The daily business briefing: August 7, 2017
U.S. job gains and earnings lift global stocks, Google engineer's anti-diversity memo triggers backlash, and more
U.S. jobs report helps lift global stocks
World stocks rose to record highs on Monday as jobs data and corporate earnings in the U.S. exceeded expectations, overshadowing rising tension over North Korea's nuclear and missile programs. MSCI's broadest index of Asia-Pacific shares outside Japan rose by 0.5 percent early Monday, as did Japan's Nikkei and Chinese blue chips. U.S. stock futures pointed to a higher open. Dow Jones Industrial Average futures gained 0.2 percent as the benchmark blue-chip index aimed for a ninth straight record. S&P 500 futures added 0.1 percent, and Nasdaq-100 futures gained 0.2 percent. European stocks edged down, bucking the trend.
Google engineer's anti-diversity manifesto sparks backlash
Google executives and workers over the weekend condemned an engineer's widely distributed memo criticizing the company's efforts to improve workforce diversity and "left leaning" bias.

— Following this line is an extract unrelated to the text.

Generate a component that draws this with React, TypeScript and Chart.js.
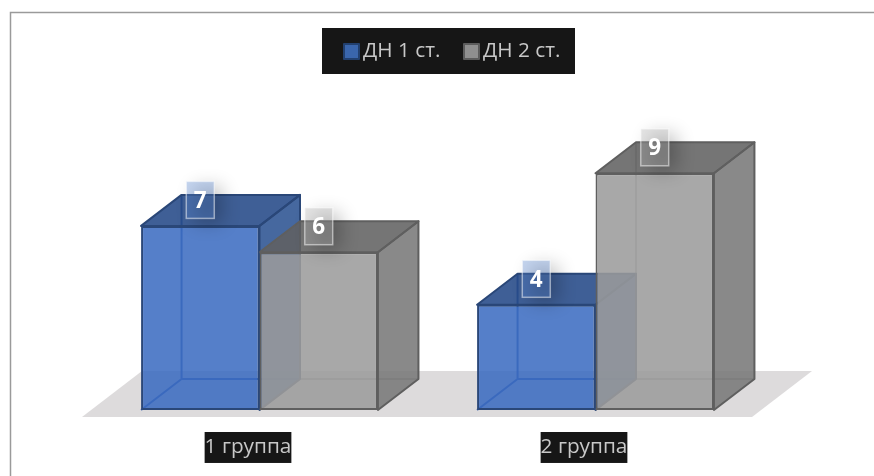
import React, { useEffect, useRef } from "react";
import { Chart, registerables } from "chart.js";

Chart.register(...registerables);

const categories = ["1 группа", "2 группа"];
const seriesNames = ["ДН 1 ст.", "ДН 2 ст."];
const series1 = [7, 4];
const series2 = [6, 9];

// Per-series face colours of the extruded columns.
const palette = [
  {
    front: "rgba(55,105,192,0.85)",
    edge: "#2a4778",
    back: "rgba(47,90,170,0.85)",
    right: "rgba(42,82,145,0.87)",
    top: "rgba(34,71,134,0.87)",
    swatch: "#3a66ad",
    swatchEdge: "#22406f",
    tag: "rgba(89,134,209,0.35)",
  },
  {
    front: "rgba(155,155,155,0.87)",
    edge: "#5f5f5f",
    back: "rgba(110,110,110,0.45)",
    right: "rgba(120,120,120,0.87)",
    top: "rgba(96,96,96,0.87)",
    swatch: "#8f8f8f",
    swatchEdge: "#5c5c5c",
    tag: "rgba(180,180,180,0.35)",
  },
];

const FONT = '"Open Sans", sans-serif';
const LABEL_SIZE = 20.8;
const DEPTH_X = 40.5;
const DEPTH_Y = 31;

function poly(ctx: CanvasRenderingContext2D, pts: number[][], fill?: string, stroke?: string, lw = 2) {
  ctx.beginPath();
  pts.forEach(([x, y], i) => (i ? ctx.lineTo(x, y) : ctx.moveTo(x, y)));
  ctx.closePath();
  if (fill) {
    ctx.fillStyle = fill;
    ctx.fill();
  }
  if (stroke) {
    ctx.strokeStyle = stroke;
    ctx.lineWidth = lw;
    ctx.lineJoin = "round";
    ctx.stroke();
  }
}

const scenePlugin = {
  id: "scene",
  // Outer frame, floor plane and legend.
  beforeDraw(chart: any) {
    const { ctx, scales } = chart;
    const base = scales.y.getPixelForValue(0);
    const left = scales.x.left;
    const right = scales.x.right;
    ctx.save();
    ctx.fillStyle = "#ffffff";
    ctx.fillRect(0, 0, chart.width, chart.height);
    ctx.strokeStyle = "#9a9a9a";
    ctx.lineWidth = 1.5;
    ctx.beginPath();
    ctx.moveTo(10.5, chart.height);
    ctx.lineTo(10.5, 12.5);
    ctx.lineTo(chart.width, 12.5);
    ctx.stroke();

    poly(ctx, [
      [left - 9.5, base + 7],
      [right - 11.5, base + 7],
      [right + 48.5, base - 39],
      [left + 50.5, base - 39],
    ], "#dddbdc");

    ctx.fillStyle = "#161616";
    ctx.fillRect(322, 28, 253, 46);
    ctx.textBaseline = "middle";
    ctx.textAlign = "left";
    ctx.font = `${LABEL_SIZE}px ${FONT}`;
    chart.data.datasets.forEach((ds: any, i: number) => {
      const x = 344 + i * 120;
      poly(ctx, [[x, 44], [x + 15, 44], [x + 15, 59], [x, 59]], palette[i].swatch, palette[i].swatchEdge, 2);
      ctx.fillStyle = "#c8c8c8";
      ctx.fillText(ds.label, x + 19, 51.5);
    });
    ctx.restore();
  },
  // Back edges and the top and side faces sit behind the front faces.
  beforeDatasetsDraw(chart: any) {
    const { ctx } = chart;
    ctx.save();
    chart.data.datasets.forEach((_: any, d: number) => {
      const c = palette[d];
      chart.getDatasetMeta(d).data.forEach((bar: any) => {
        const l = bar.x - bar.width / 2;
        const r = bar.x + bar.width / 2;
        const t = bar.y;
        const b = bar.base;
        const dx = DEPTH_X;
        const dy = DEPTH_Y;
        ctx.strokeStyle = c.back;
        ctx.lineWidth = 2;
        ctx.beginPath();
        ctx.moveTo(l + dx, t - dy);
        ctx.lineTo(l + dx, b - dy);
        ctx.lineTo(r + dx, b - dy);
        ctx.moveTo(l + dx, b - dy);
        ctx.lineTo(l, b);
        ctx.stroke();
        poly(ctx, [[r, t], [r + dx, t - dy], [r + dx, b - dy], [r, b]], c.right, c.edge, 2);
        poly(ctx, [[l, t], [l + dx, t - dy], [r + dx, t - dy], [r, t]], c.top, c.edge, 2);
      });
    });
    ctx.restore();
  },
  // Value tags float above each column's front edge.
  afterDatasetsDraw(chart: any) {
    const { ctx } = chart;
    ctx.save();
    chart.data.datasets.forEach((ds: any, d: number) => {
      chart.getDatasetMeta(d).data.forEach((bar: any, i: number) => {
        const cx = bar.x;
        const cy = bar.y - 26;
        const w = 28;
        const h = 37;
        ctx.save();
        ctx.shadowColor = "rgba(0,0,0,0.24)";
        ctx.shadowBlur = 18;
        ctx.shadowOffsetX = 2000 + 8;
        ctx.shadowOffsetY = 5;
        ctx.fillStyle = "#000";
        ctx.fillRect(cx - w / 2 - 2000, cy - h / 2, w, h);
        ctx.restore();
        ctx.fillStyle = palette[d].tag;
        ctx.fillRect(cx - w / 2, cy - h / 2, w, h);
        ctx.strokeStyle = "rgba(255,255,255,0.5)";
        ctx.lineWidth = 1.5;
        ctx.strokeRect(cx - w / 2, cy - h / 2, w, h);
        ctx.fillStyle = "#ffffff";
        ctx.font = `bold 22.5px ${FONT}`;
        ctx.textAlign = "center";
        ctx.textBaseline = "middle";
        ctx.fillText(String(ds.data[i]), cx, cy + 1.5);
      });
    });
    ctx.restore();
  },
};

export default function App() {
  const ref = useRef<HTMLCanvasElement>(null);
  useEffect(() => {
    const chart = new Chart(ref.current!, {
      type: "bar",
      data: {
        labels: categories,
        datasets: [series1, series2].map((data, i) => ({
          label: seriesNames[i],
          data,
          backgroundColor: palette[i].front,
          borderColor: palette[i].edge,
          borderWidth: 2,
          borderSkipped: false,
          categoryPercentage: 0.705,
          barPercentage: 1,
        })),
      },
      options: {
        responsive: false,
        animation: false,
        layout: { padding: { left: 91.5, right: 110.5, top: 147, bottom: 0 } },
        plugins: { legend: { display: false }, tooltip: { enabled: false } },
        scales: {
          x: {
            grid: { display: false },
            border: { display: false },
            afterFit: (s: any) => {
              s.height = 66;
            },
            ticks: {
              color: "#c8c8c8",
              font: { family: FONT, size: LABEL_SIZE },
              padding: 17,
              labelOffset: -11.5,
              maxRotation: 0,
              showLabelBackdrop: true,
              backdropColor: "#161616",
              backdropPadding: { x: 0, y: 3 },
            },
          },
          y: { display: false, min: 0, max: 10 },
        },
      },
      plugins: [scenePlugin],
    } as any);
    return () => chart.destroy();
  }, []);
  return (
    <div style={{ position: "fixed", left: 0, top: 0, width: 874, height: 476 }}>
      <canvas ref={ref} width={874} height={476} style={{ display: "block" }} />
    </div>
  );
}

The engineer argues in the 10-page treatise, titled "Google's Ideological Echo Chamber," that women are underrepresented in the industry due to biological factors rather than bias. "We need to stop assuming that gender gaps imply sexism," the document reads. Google's new vice president of diversity, integrity, and governance, Danielle Brown, said in a memo that the comments "advanced incorrect assumptions about gender." Google engineering vice president Aristotle Balogh said the manifesto contained "stereotyping and harmful assumptions" that had no place in company culture.
Tesla looks to raise $1.5 billion as it ramps up production
Tesla said Monday that it plans to raise $1.5 billion in a bond offering to boost its balance sheet as it spends heavily on ramping up production of its first mass-market car, the Model 3 sedan. The electric car maker has received thousands of reservations for the Model 3. The company started making the first deliveries of the vehicle just days ago, with 1,800 orders per day since Tesla launched the Model 3, which has a base price of $35,000, at the end of July. CEO Elon Musk has warned of "production hell" as Tesla ramps up to produce 5,000 vehicles per week by late 2017, and 10,000 Model 3s per week next year.

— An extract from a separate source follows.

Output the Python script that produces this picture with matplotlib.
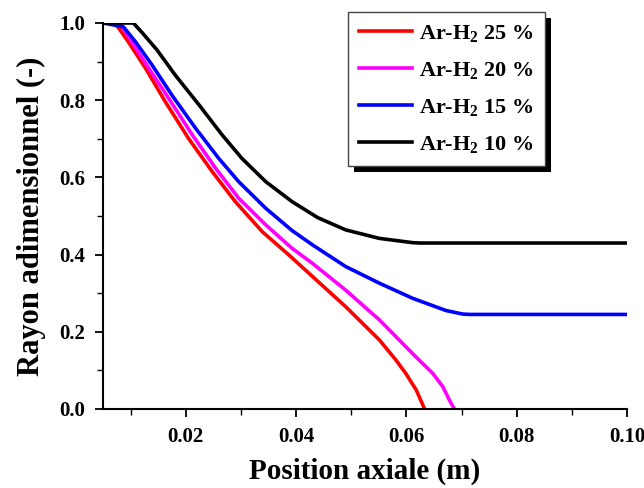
import matplotlib
matplotlib.use('agg')
import matplotlib.pyplot as plt
from matplotlib.patches import Rectangle
from matplotlib.ticker import MultipleLocator, FormatStrFormatter

# Données (position axiale en m, rayon adimensionnel)
x_25 = [0.005, 0.0072, 0.0096, 0.0127, 0.0163, 0.0205, 0.0248, 0.0290, 0.0339, 0.0387,
        0.0430, 0.0490, 0.0551, 0.0581, 0.0599, 0.0618, 0.0633]
y_25 = [1.0, 1.0, 0.951, 0.883, 0.796, 0.701, 0.615, 0.537, 0.459, 0.399,
        0.343, 0.265, 0.179, 0.127, 0.092, 0.049, 0.0]

x_20 = [0.005, 0.0081, 0.0102, 0.0133, 0.0169, 0.0212, 0.0254, 0.0296, 0.0345, 0.0393,
        0.0430, 0.0490, 0.0551, 0.0611, 0.0648, 0.0666, 0.0678, 0.0687]
y_20 = [1.0, 1.0, 0.951, 0.883, 0.805, 0.710, 0.624, 0.546, 0.477, 0.416,
        0.377, 0.308, 0.231, 0.144, 0.092, 0.058, 0.023, 0.0]

x_15 = [0.005, 0.0087, 0.0109, 0.0139, 0.0175, 0.0218, 0.0260, 0.0296, 0.0345, 0.0393,
        0.0430, 0.0490, 0.0551, 0.0611, 0.0672, 0.0702, 0.0715, 0.100]
y_15 = [1.0, 0.990, 0.951, 0.891, 0.813, 0.727, 0.649, 0.589, 0.520, 0.462,
        0.425, 0.369, 0.326, 0.287, 0.255, 0.246, 0.245, 0.245]

x_10 = [0.005, 0.0105, 0.0121, 0.0148, 0.0181, 0.0224, 0.0266, 0.0302, 0.0345, 0.0393,
        0.0439, 0.0490, 0.0551, 0.0611, 0.0624, 0.100]
y_10 = [1.0, 1.0, 0.975, 0.930, 0.865, 0.788, 0.710, 0.649, 0.589, 0.537,
        0.496, 0.464, 0.442, 0.431, 0.430, 0.430]

labels = ['Ar-H$_2$ 25 %', 'Ar-H$_2$ 20 %', 'Ar-H$_2$ 15 %', 'Ar-H$_2$ 10 %']
colors = ['#ff0000', '#ff00ff', '#0000ff', '#000000']

plt.rcParams['font.family'] = ['Liberation Serif', 'DejaVu Serif']
plt.rcParams['font.weight'] = 'bold'
plt.rcParams['mathtext.fontset'] = 'custom'
plt.rcParams['mathtext.rm'] = 'Liberation Serif:bold'
plt.rcParams['mathtext.bf'] = 'Liberation Serif:bold'
plt.rcParams['mathtext.it'] = 'Liberation Serif:bold'

fig = plt.figure(figsize=(6.44, 4.88), dpi=100)
ax = fig.add_axes([103 / 644, 1 - 409 / 488, 524 / 644, 386 / 488])

series = [(x_25, y_25), (x_20, y_20), (x_15, y_15), (x_10, y_10)]
for (xs, ys), lab, col in zip(series, labels, colors):
    ax.plot(xs, ys, color=col, lw=2.6, label=lab, solid_joinstyle='round')

ax.set_xlim(0.005, 0.1)
ax.set_ylim(0.0, 1.0)
ax.xaxis.set_major_locator(MultipleLocator(0.02))
ax.xaxis.set_minor_locator(MultipleLocator(0.01))
ax.yaxis.set_major_locator(MultipleLocator(0.2))
ax.yaxis.set_minor_locator(MultipleLocator(0.1))
ax.xaxis.set_major_formatter(FormatStrFormatter('%.2f'))
ax.yaxis.set_major_formatter(FormatStrFormatter('%.1f'))

for s in ['top', 'right']:
    ax.spines[s].set_visible(False)
for s in ['left', 'bottom']:
    ax.spines[s].set_linewidth(1.5)
ax.tick_params(which='major', direction='out', length=6, width=1.3, labelsize=15, pad=7)
ax.tick_params(which='minor', direction='out', length=4, width=1.0)
for t in ax.get_xticklabels() + ax.get_yticklabels():
    t.set_fontweight('bold')

ax.set_xlabel('Position axiale (m)', fontsize=21, fontweight='bold', labelpad=8)
ax.set_ylabel('Rayon adimensionnel (-)', fontsize=22, fontweight='bold', labelpad=9)

leg = ax.legend(loc='upper left', bbox_to_anchor=(348 / 644, 1 - 12 / 488),
                bbox_transform=fig.transFigure, fancybox=False, shadow=False,
                framealpha=1, edgecolor='#444444', fontsize=16,
                handlelength=2.4, handletextpad=0.3, labelspacing=0.72,
                borderpad=0.5, borderaxespad=0)
leg.get_frame().set_linewidth(1.0)
leg.set_zorder(10)

# Ombre noire décalée sous la légende
fig.canvas.draw()
bb = leg.get_window_extent().transformed(fig.transFigure.inverted())
dx, dy = 6 / 644, 6 / 488
shadow = Rectangle((bb.x0 + dx, bb.y0 - dy), bb.width, bb.height,
                   transform=fig.transFigure, facecolor='black', edgecolor='none',
                   zorder=9, clip_on=False)
ax.add_patch(shadow)

fig.savefig('out.png', dpi=100)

Oil producers start two-day meeting on compliance with output cuts
Representatives of leading oil producing nations on Monday start a two-day meeting in Abu Dhabi to discuss why some are failing to deliver on promises to cut production to help ease oversupply and boost prices. The meeting, led by Kuwait and Russia, includes OPEC and non-OPEC nations. Some of the nations failing to meet their promised cuts are going into the meeting claiming that independent sources OPEC uses to assess compliance overstate their production levels. The deal seeks to cut daily output by 1.8 million barrels. Compliance was high when the agreement took effect at the start of 2017, but it has weakened as the cuts have failed to boost crude prices as much as hoped.

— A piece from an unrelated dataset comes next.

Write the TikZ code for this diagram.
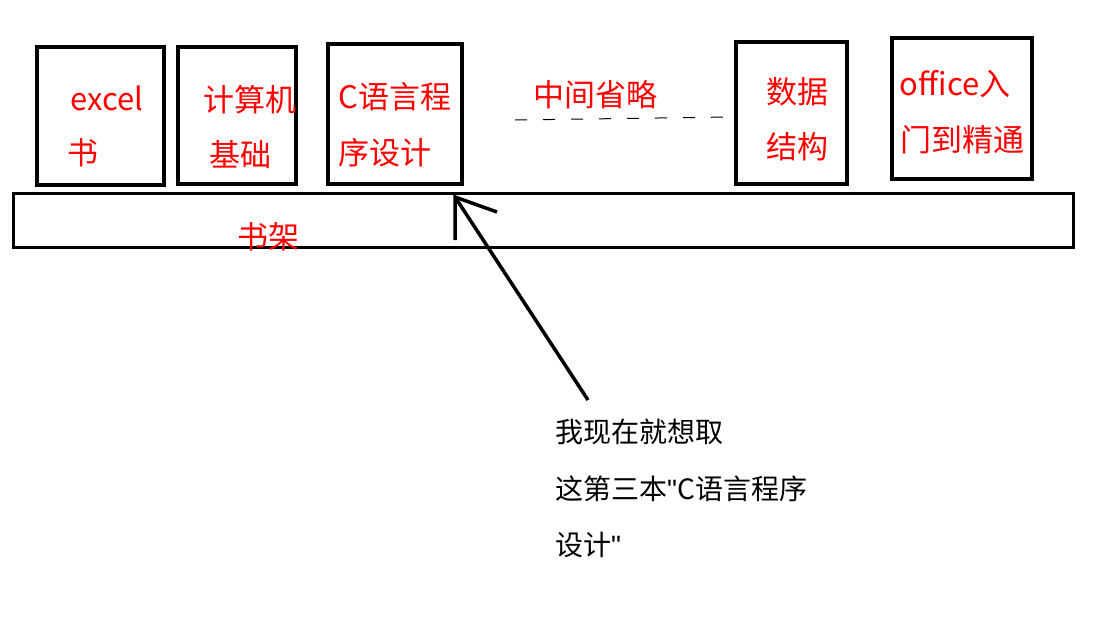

Iran strikes car-making deal with Renault
Iran on Monday signed a deal with French automaker Groupe Renault to produce 150,000 cars starting in 2018. The $778 million deal, Iran's biggest automobile deal ever, came after Iran's 2015 nuclear agreement with world powers resulted in the lifting of sanctions over Tehran's nuclear program. It also came days after President Trump signed a bill overwhelmingly passed by Congress to impose new sanctions on Iran, North Korea, and Russia. The Renault deal is expected to create 3,000 jobs. Iran produces 1,350,000 vehicles a year, and aims to increase production to 3 million by 2025.